Sudah tanggung malu akibat kesalahan prosedur dalam pemblokiran situs – situs islam “radikal”, BNPT semakin mabuk dalam memberikan alasan – alasan mengapa situs tersebut diblokir. Video dialog dalam acara berita nasional, jelas tafsir radikal yang BNPT gunakan adalah tafsir pribadi, dan memang diakui oleh narasumber (Wakil BNPT). Parameter radikal yang digunakan mulai dari meyeru jihad, pemaknakan jihad yang sempit, menegakkan khilaf, plintir Al-qur’an dan hadits, menyebut pemerintah thoghut hingga masalah membid’ah – bid’ahkan kelompok lain. Sungguh aneh apa yang dilakukan BNPT, kalau masalah plintir – memplintir hadits, Jaringan Islam Liberal adalah yang harus diblokir lebih dahulu. Kalau urusan ngomong pemerintah Thoughut, harusnya Web Majelis Mujahidin diblokir lebih dulu. Kalau masalah seru – menyeru khilafah, Web Hizbut Tahrir adalah Web yang harus di tutup paling awal. Tapi ternyata baik website Hizbut tahrir, MMI tidak masuk dalam 22 web yang direkomendasikan BNPT. Justru Web Gemaislam.com milik teman – teman perkumpulan Al-Irsyad yang diblokir. Padahal Gema Islam telah beberapa kali menggandeng BNPT dalam acara – acara deradikalisasi. Kemarin saya kaget meilhat ustadz Adian Husaini dalam status di akun Facebook-nya melemparkan berita penyataan bahwa website hidayatulllah.com bukanlah produk jurnalistik. Namun yang menarik adalah bahwa ada fakta salah satu dewan redaksi dari hidayatullah.com pernah menerima penghargaan dari dewan pres. Sungguh, BNPT masih dalam kondisi mabuk hingga mericau tidak karuan dan kesan mengada – ada dalam alasan pemblokiran website islam.

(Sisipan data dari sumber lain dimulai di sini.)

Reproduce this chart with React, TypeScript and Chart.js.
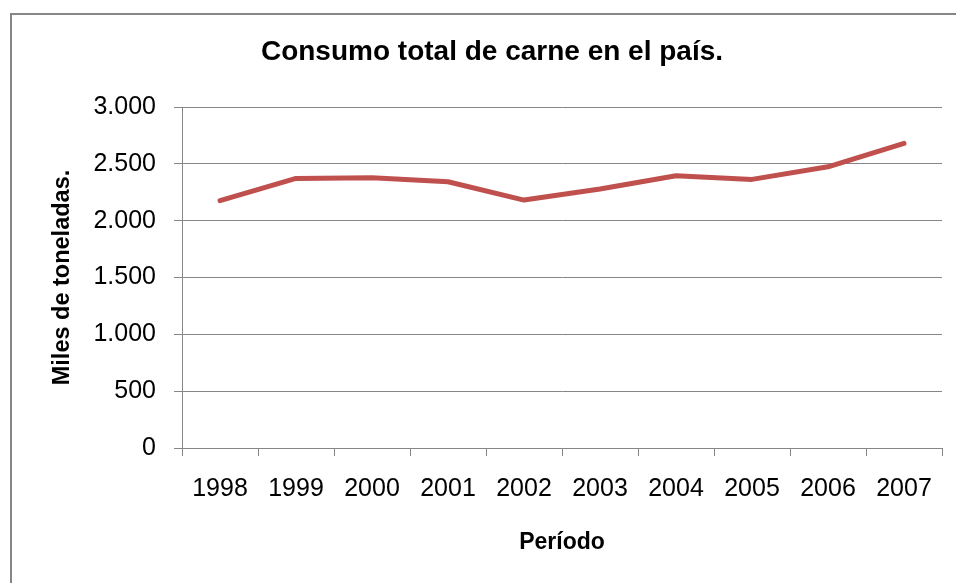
import React, { useEffect, useRef } from "react";
import { Chart, registerables } from "chart.js";

Chart.register(...registerables);

const years: string[] = ["1998", "1999", "2000", "2001", "2002", "2003", "2004", "2005", "2006", "2007"];
const consumo: number[] = [2176, 2372, 2377, 2342, 2181, 2278, 2395, 2363, 2474, 2680];
const yTicks: number[] = [0, 500, 1000, 1500, 2000, 2500, 3000];

const chartTitle = "Consumo total de carne en el país.";
const yTitle = "Miles de toneladas.";
const xTitle = "Período";

const GRAY = "#868686";
const FONT = "'Liberation Sans', Arial, sans-serif";

function fmt(v: number): string {
  return String(v).replace(/\B(?=(\d{3})+(?!\d))/g, ".");
}

export default function App() {
  const ref = useRef<HTMLCanvasElement | null>(null);

  useEffect(() => {
    if (!ref.current) return;
    const chart = new Chart(ref.current, {
      type: "line",
      data: {
        labels: years,
        datasets: [
          {
            data: consumo,
            borderColor: "#C0504D",
            backgroundColor: "#C0504D",
            borderWidth: 5,
            borderCapStyle: "round",
            borderJoinStyle: "round",
            pointRadius: 0,
            pointHoverRadius: 0,
            tension: 0,
            fill: false,
          },
        ],
      },
      options: {
        responsive: false,
        animation: false,
        devicePixelRatio: 1,
        layout: { padding: { left: 42, right: 14, top: 0, bottom: 0 } },
        plugins: {
          legend: { display: false },
          tooltip: { enabled: false },
          title: {
            display: true,
            text: chartTitle,
            color: "#000",
            font: { family: FONT, size: 28, weight: "bold" },
            padding: { top: 35.7, bottom: 37.7 },
          },
        },
        scales: {
          x: {
            type: "category",
            offset: true,
            grid: {
              offset: true,
              drawOnChartArea: false,
              drawTicks: true,
              tickLength: 8,
              color: GRAY,
              lineWidth: 1,
            },
            border: { display: true, color: GRAY, width: 1 },
            ticks: {
              color: "#000",
              font: { family: FONT, size: 25 },
              padding: 17.8,
              maxRotation: 0,
              autoSkip: false,
            },
            title: {
              display: true,
              text: xTitle,
              color: "#000",
              font: { family: FONT, size: 23, weight: "bold" },
              padding: { top: 0, bottom: 27 },
            },
            afterFit: (scale: any) => {
              scale.height = 135;
            },
          },
          y: {
            min: 0,
            max: 3000,
            afterBuildTicks: (scale: any) => {
              scale.ticks = yTicks.map((v) => ({ value: v }));
            },
            grid: {
              drawOnChartArea: true,
              drawTicks: true,
              tickLength: 8,
              color: GRAY,
              lineWidth: 1,
            },
            border: { display: true, color: GRAY, width: 1 },
            ticks: {
              color: "#000",
              font: { family: FONT, size: 25 },
              padding: 18,
              callback: (v: any) => fmt(Number(v)),
            },
            title: {
              display: true,
              text: yTitle,
              color: "#000",
              font: { family: FONT, size: 23.5, weight: "bold" },
              padding: { top: 6, bottom: 0 },
            },
            afterFit: (scale: any) => {
              scale.width = 140;
            },
          },
        },
      },
    });
    return () => chart.destroy();
  }, []);

  return (
    <div
      style={{
        position: "absolute",
        left: 0,
        top: 0,
        width: 956,
        height: 583,
        overflow: "hidden",
        background: "#fff",
      }}
    >
      <div
        style={{
          position: "absolute",
          left: 10,
          top: 13,
          width: 1000,
          height: 700,
          borderLeft: `2px solid ${GRAY}`,
          borderTop: `2px solid ${GRAY}`,
          background: "#fff",
        }}
      />
      <canvas
        ref={ref}
        width={956}
        height={583}
        style={{ position: "absolute", left: 0, top: 0, width: 956, height: 583 }}
      />
    </div>
  );
}
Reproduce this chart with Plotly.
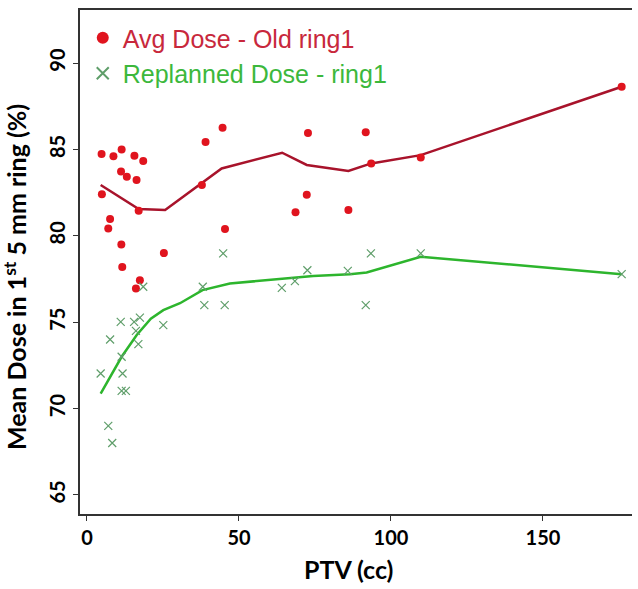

Islamphobia BNPT memang sudah dimulai saat badan ini terbentuk. Beberapa tindakan yang dilakukan cenderung mengulangi “radikalisasi” pemerintahan represif orde baru. secara tidak sengaja saya menemukan majalah hidayatullah edisi Januari 2011M / Muharram 1432H, dalam kolom opini penulis mengkritik program “Halaqoh Nasional Penaggulangan Terorisme” yang sarat akan muatan islamphobia. Bahwa tujuan terorisme adalah penegakkan Daulah Islamiah dan Syari’at islam. Jika ada orang ingin menegakkan syariah islam akan distempel teroris.
Pukulan yang tidak rata dari BNPT semakin meneguhkan, bahwa penangan Terorisme selalu menghasilkan terorisme yang baru. Masalah awal gerakan sekelompok orang Indonesia yang mendukung ISIS kemudian merembet kemana - mana. Ibaratnya, pemerintah ingin membunuh ISIS, tapi pelurunya menembus tidak hanya orang - orang pendukung ISIS, namun orang - orang disekitanya sebab Pemerintah menembak dengan menggunakan jurus mabuk. Disisi lain, perlu direnungkan kembali posisi Ulama dan Umara. Kasus pemblokiran situs - situs islam adalah bukti bahwa selama ini pemerintah jauh dari Ulama. Ketiadan Ulama dalam pengambilan keputusan penanggulangan Terorisme malah merugikan umat islam yang merupakan mayoritas penduduk indonesia. Ironis memang. Islamphobia di Negeri muslim.
Semoga dengan kasus ini semakin menjernihkan pandangan umara, bahwa sudah semakin jauhnya mereka dari ulama. Selain itu, berkembanganya ISIS di Indonesia yang diisi oleh anak - anak muda dan orang - orang yang "baru" belajar islam menunjukan bahwa minat belajar islam di kalangan pemuda dan umumnya masyarakat Indonesia sudah meningkat, namun hanya saja mereka salah mendapatkan guru. Disinilah seharusnya Ormas - ormas islam mengembangkan dakwah dan berfastabiqul khairat, bukan berpecah belah saling mengolok-olok satu kelompok dengan kelompok lain.